The foes DO provide a varied challenge, so Battletoads can be satisfying in that regard. Many enemies attack at range, can only be hurt at certain moments, or play around with some stage mechanic (like electrocution floors) that will keep you busy. Luckily, you have your own ranged attacks (like spitting stunning gum for some reason) and dash to stay ahead of enemies. Also, while you switch to a different toad when yours dies, the fallen toad will revive in a few seconds and be playable again soon. So, between that and a generous modern checkpoint system, you have many options and what appears to be a manageable difficulty to deal with things.
Battletoads takes these elements and seems to use them as an excuse to have a poorly-balanced challenge level. Enemy variety should make for fun battles, but their powers are largely annoying. You’ll have to wait to use a special attack to stun certain enemies, but will get hit at range by something across the screen. You can try dashing to deal with ranged enemies first, but some of them block incessantly, leaving yo open to something else thumping you in the back. Juggling these foes would make for tense, compelling play in another game, but most of these fights feel like they’re trying to keep you tied up on turtling foes while they sucker punch you. Otherwise, the game would be too easy due to the respawning ability. The game needs to kill you quick, and the only way to do that feels like it’s basically fighting unfair all the time.
This problem is made worse because of the pretty art style, too. There is so much detail and so many colorful creatures in each fight that it gets really hard to parse where your character is, as well as where all the dangers are. Inevitably, something will get lost in this visual detail, and you’ll start taking hits from things you don’t see. The respawns and checkpoints make this tolerable, but feel like a bandage put over a difficulty that just wasn’t balanced well. Same goes for the ability to turn invincible (which you get after dying a bunch of times in a given sequence), which, while a handy tool if you’re getting annoyed, feels like it exists because of the same balance problem.

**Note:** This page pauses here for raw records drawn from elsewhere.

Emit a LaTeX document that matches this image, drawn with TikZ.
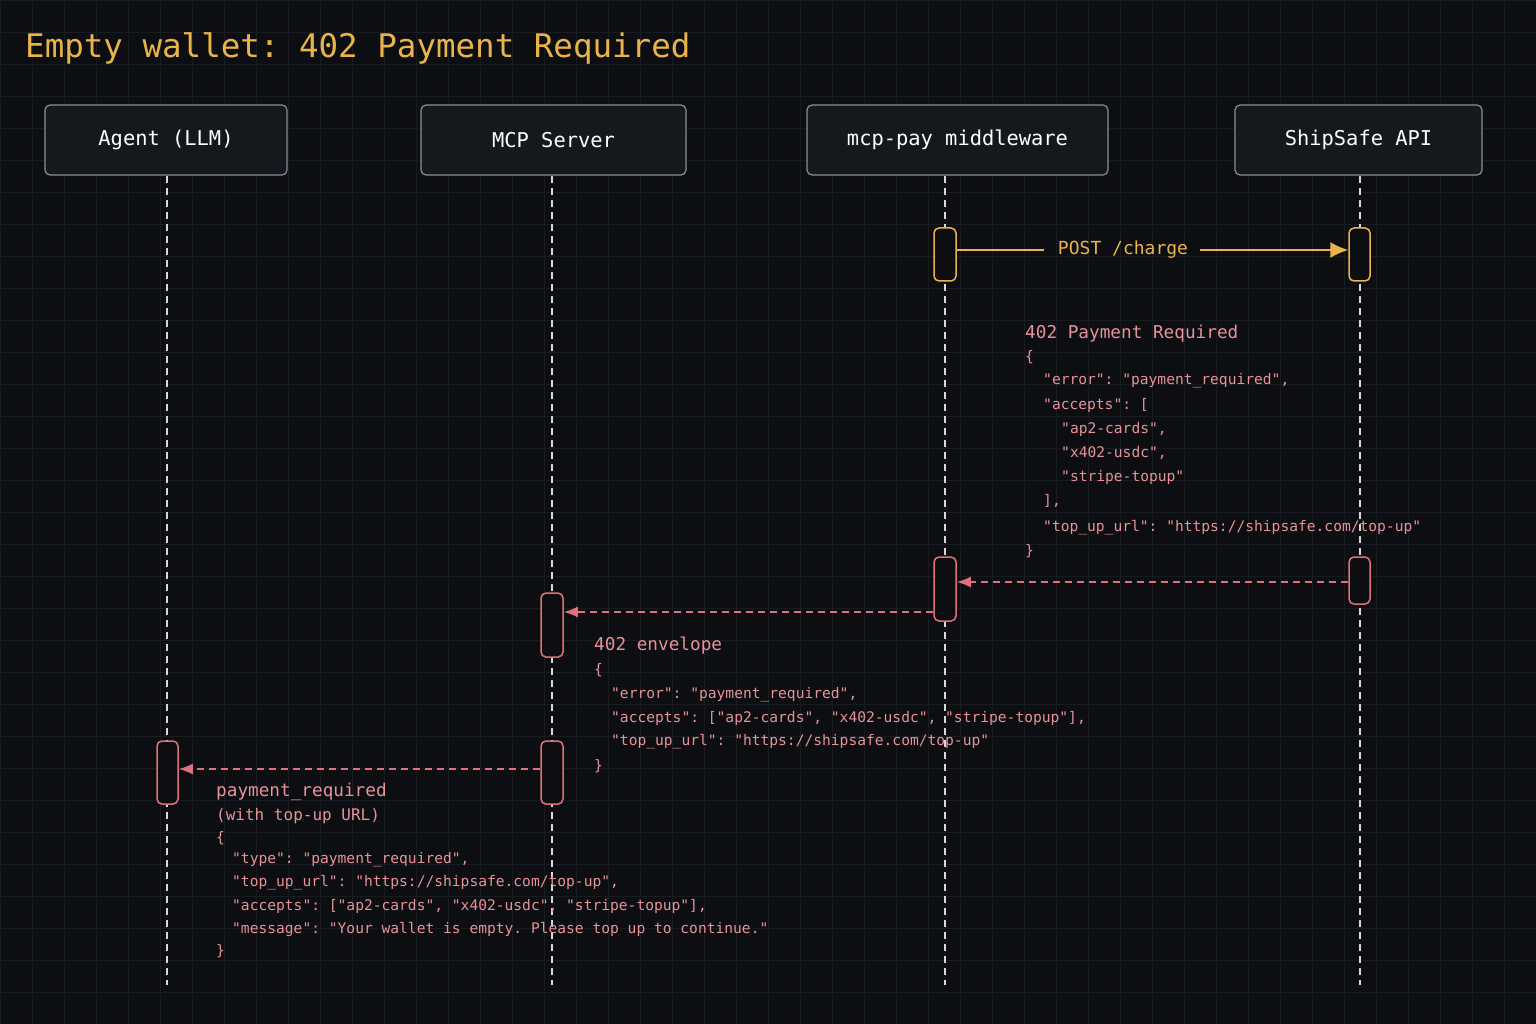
\documentclass[tikz,border=0pt]{standalone}
\usepackage{fontspec}
\setmonofont{DejaVu Sans Mono}
\usetikzlibrary{arrows.meta}
\definecolor{bg}{HTML}{0C0E11}
\definecolor{gridc}{HTML}{181B1F}
\definecolor{yel}{HTML}{E9B44C}
\definecolor{red}{HTML}{E0707C}
\definecolor{codec}{HTML}{E8929A}
\definecolor{boxfill}{HTML}{15181C}
\definecolor{boxline}{HTML}{8A8F96}
\definecolor{lifec}{HTML}{D8D8D8}
\begin{document}
\begin{tikzpicture}[x=1pt,y=-1pt,
  actor/.style={draw=boxline,fill=boxfill,rounded corners=5pt,line width=1.2pt,text=white,font=\ttfamily\fontsize{20.4}{20}\selectfont},
  life/.style={lifec,dashed,dash pattern=on 7pt off 5pt,line width=1.3pt},
  actY/.style={draw=yel,fill=bg,rounded corners=5pt,line width=1.5pt},
  actR/.style={draw=red,fill=bg,rounded corners=5pt,line width=1.5pt},
  code/.style={anchor=west,inner sep=0pt,text=codec,font=\ttfamily\fontsize{14.6}{14}\selectfont},
  head/.style={anchor=west,inner sep=0pt,text=codec,font=\ttfamily\fontsize{17.7}{17}\selectfont},
  rmsg/.style={red,line width=1.6pt,dash pattern=on 7pt off 5pt,-{Latex[length=14pt,width=11pt]}}]
\fill[bg] (0,0) rectangle (1536,1024);
\useasboundingbox (0,0) rectangle (1536,1024);
\foreach \i in {0,32,...,1536} \draw[gridc,line width=0.6pt] (\i,0) -- (\i,1024);
\foreach \j in {0,32,...,1024} \draw[gridc,line width=0.6pt] (0,\j) -- (1536,\j);
\node[anchor=west,inner sep=0pt,text=yel,font=\ttfamily\fontsize{32.5}{33}\selectfont] (title) at (25,48) {Empty wallet: 402 Payment Required};
% actors
\node[actor,minimum width=242,minimum height=70] (agent) at (166,140) {Agent (LLM)};
\node[actor,minimum width=265,minimum height=70] (mcp) at (553.5,140) {MCP Server};
\node[actor,minimum width=301,minimum height=70] (pay) at (957.5,140) {mcp-pay middleware};
\node[actor,minimum width=247,minimum height=70] (ship) at (1358.5,140) {ShipSafe API};
\coordinate (agentE) at (167,985);
\coordinate (mcpE) at (552,985);
\coordinate (payE) at (945,985);
\coordinate (shipE) at (1360,985);
\draw[life] (agent.south -| agentE) -- (agentE);
\draw[life] (mcp.south -| mcpE) -- (mcpE);
\draw[life] (pay.south -| payE) -- (payE);
\draw[life] (ship.south -| shipE) -- (shipE);
% activations
\node[actY,minimum width=22,minimum height=53,inner sep=0pt] (a1) at (945,254.5) {};
\node[actY,minimum width=21,minimum height=53,inner sep=0pt] (a2) at (1359.5,254.5) {};
\node[actR,minimum width=21,minimum height=47,inner sep=0pt] (r1) at (1359.5,580.5) {};
\node[actR,minimum width=22,minimum height=64,inner sep=0pt] (r2) at (945,589) {};
\node[actR,minimum width=22,minimum height=64,inner sep=0pt] (r3) at (552,625) {};
\node[actR,minimum width=22,minimum height=63,inner sep=0pt] (r4) at (552,772.5) {};
\node[actR,minimum width=21,minimum height=63,inner sep=0pt] (r5) at (167.5,772.5) {};
% POST
\node[text=yel,font=\ttfamily\fontsize{18}{18}\selectfont,inner sep=0pt] (post) at (1123,250) {POST /charge};
\draw[yel,line width=1.6pt] (a1.east |- post) -- (1044,250);
\draw[yel,line width=1.6pt,-{Latex[length=18pt,width=16pt]}] (1200,250) -- (a2.west |- post);
% red arrows
\draw[rmsg] (r1.west |- 0,582) -- (r2.east |- 0,582);
\draw[rmsg] (r2.west |- 0,612) -- (r3.east |- 0,612);
\draw[rmsg] (r4.west |- 0,769) -- (r5.east |- 0,769);
% block 1
\node[head] (h1) at (1025,334) {402 Payment Required};
\node[code] (c11) at (1025,357) {\{};
\node[code] (c12) at (1043,381) {"error": "payment\_required",};
\node[code] (c13) at (1043,405) {"accepts": [};
\node[code] (c14) at (1061,429) {"ap2-cards",};
\node[code] (c15) at (1061,453) {"x402-usdc",};
\node[code] (c16) at (1061,477) {"stripe-topup"};
\node[code] (c17) at (1043,501) {],};
\node[code] (c18) at (1043,528) {"top\_up\_url": "https://shipsafe.com/top-up"};
\node[code] (c19) at (1025,551) {\}};
% block 2
\node[head] (h2) at (594,646) {402 envelope};
\node[code] (c21) at (594,670) {\{};
\node[code] (c22) at (611,695) {"error": "payment\_required",};
\node[code] (c23) at (611,718) {"accepts": ["ap2-cards", "x402-usdc", "stripe-topup"],};
\node[code] (c24) at (611,742) {"top\_up\_url": "https://shipsafe.com/top-up"};
\node[code] (c25) at (594,766) {\}};
% block 3
\node[head] (h3) at (216,792) {payment\_required};
\node[code,font=\ttfamily\fontsize{16}{16}\selectfont] (h3b) at (216,816) {(with top-up URL)};
\node[code] (c31) at (216,838) {\{};
\node[code] (c32) at (232,860) {"type": "payment\_required",};
\node[code] (c33) at (232,883) {"top\_up\_url": "https://shipsafe.com/top-up",};
\node[code] (c34) at (232,906) {"accepts": ["ap2-cards", "x402-usdc", "stripe-topup"],};
\node[code] (c35) at (232,929) {"message": "Your wallet is empty. Please top up to continue."};
\node[code] (c36) at (216,951) {\}};
\end{tikzpicture}
\end{document}
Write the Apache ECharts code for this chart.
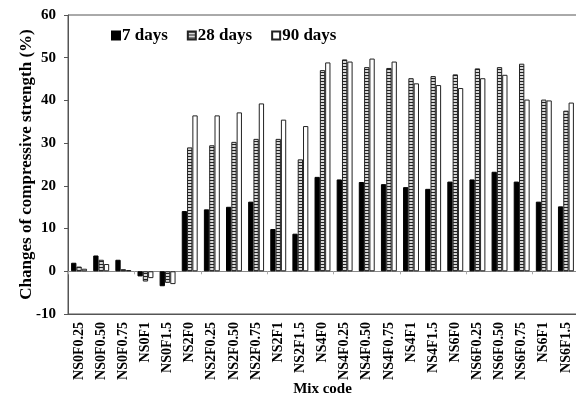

Battletoads has other problems as well. To be more like its predecessors, it also has a variety of vehicle levels, puzzles, and other minigames. They seem to exist for pure nostalgia (although I’m not sure why you’d have nostalgia for these paths and not the past enemies), because the original’s non beat ‘em up levels were miserable experiences and the ones in this modern iteration are as well. Bike races, high-speed platforming levels, and other unique stages are supposed to add variety, but instead add frustration. A modern checkpoint system makes them tolerable, but they’re still prone to killing the player abruptly in ways that feel annoying. My own progress stalled for hours in a minigame about bouncing balls with two hands, which was far from what I came to the game to be playing.
In striving for this variety, the developers pushed themselves in too many different directions, creating a lot of mediocre side quests that got in the way of what I wanted from the game: to punch things. These levels looked great, but few were any fun to play and most simply took me away from better elements of the game.
Battletoads looks pretty good with its animation style, indeed creating something like a cartoon in motion. It’s a cartoon that is more irritating than it isn’t, though, and while it does capture the Battletoads spirit, it does so by bringing in all of the lousy elements that dragged the original game down. It can be fun when its elements are working together well, but it’s mostly a colorful mess that I wish had just stuck to its strengths, which is an oddly perfect homage to what the original was years ago.